In Q4, the company disclosed pursuit counts by deal-size band: 28 deals at 50 crore, 34 deals in the 30 to 50 crore band, and 37 deals in the 20 to 30 crore band, totaling 99 high-value pursuits. The company also listed multiple strategic wins across geographies, with product references spanning both eMACH.ai modules and Purple Fabric solutions.
This level of pipeline disclosure is directional rather than contractual, but it signals where the company wants investor attention: multi-year large programs with land-and-expand potential.
Corporate actions and leadership transition
The Board recommended a final dividend of 4 rupees plus a special dividend of 3 rupees per share on a face value of 5 rupees, subject to shareholder approval. The record date was fixed as July 24, 2026, with payment on or before August 29, 2026.
The company also announced leadership transitions. The Chief Assurance and Governance officer will retire effective May 31, 2026. The CTO will transition into a customer delivery experience role, and the President and Head of Consulting will be redesignated as Chief Customer Officer, both effective June 1, 2026. A new CTO appointment was also announced effective June 1, 2026.
Takeaways
FY26 was a strong year for Intellect Design Arena on topline growth and cash generation, with an evident shift toward platform-led revenues. The sharp increase in platform revenue and the scale-up of the Americas franchise are meaningful. At the same time, Q4 profitability softness and an elevated DSO underline that execution and working capital discipline remain important as the company scales.

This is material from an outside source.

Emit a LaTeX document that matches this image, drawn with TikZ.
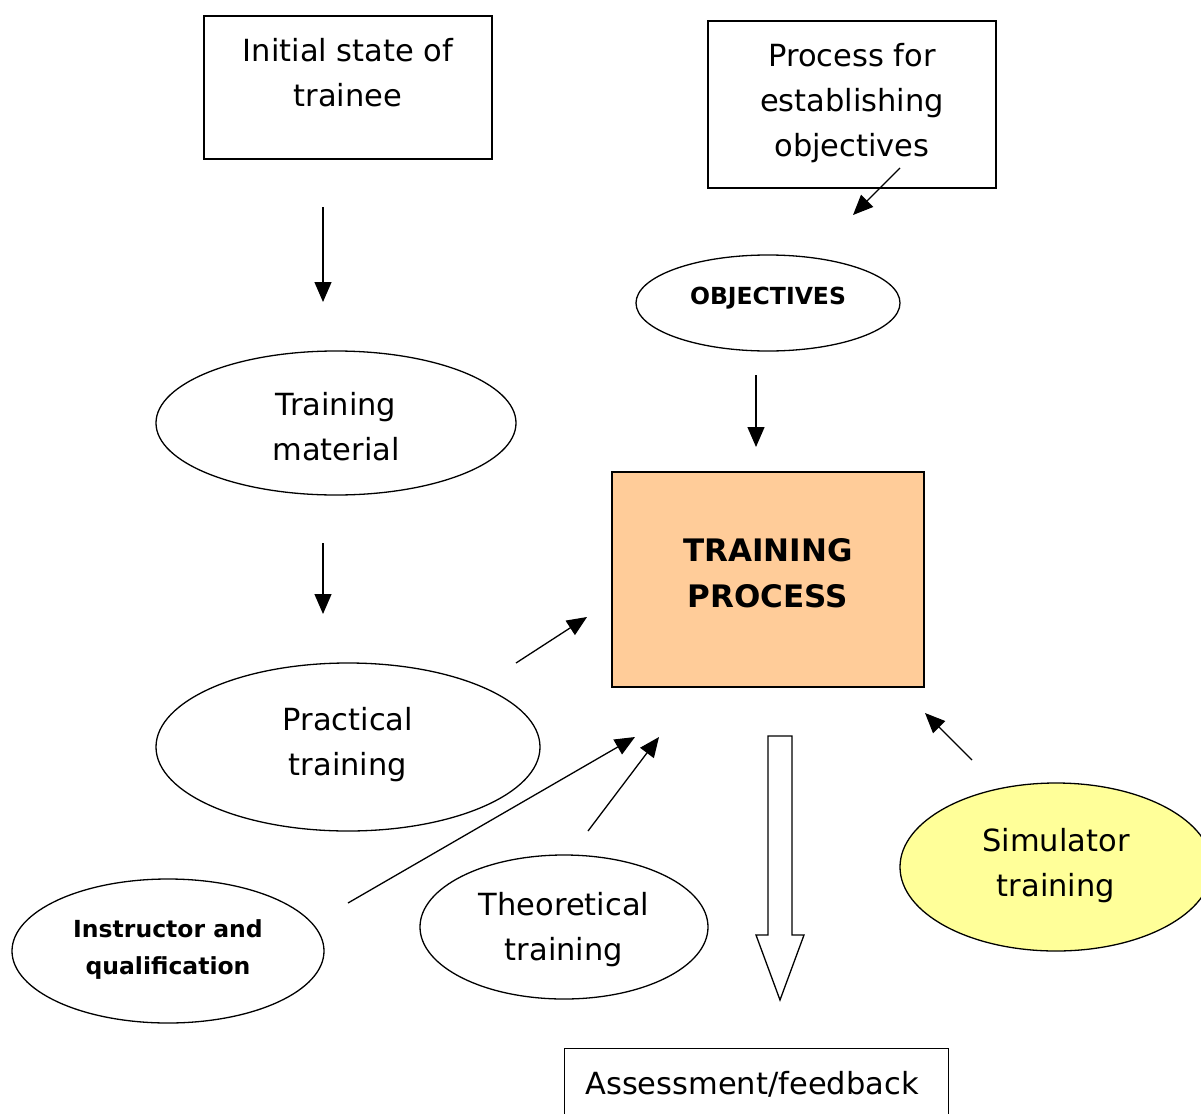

The larger bet is strategic. Management is framing the next three years as a monetisation phase after a platform build-out cycle, with AI-first positioning and patent activity presented as the moat. Investors will likely track whether this narrative translates into sustained conversion of the 12,099 crore pipeline into recurring, higher-quality revenues, and whether the platform-led model can scale without creating volatility in margins and cash conversion.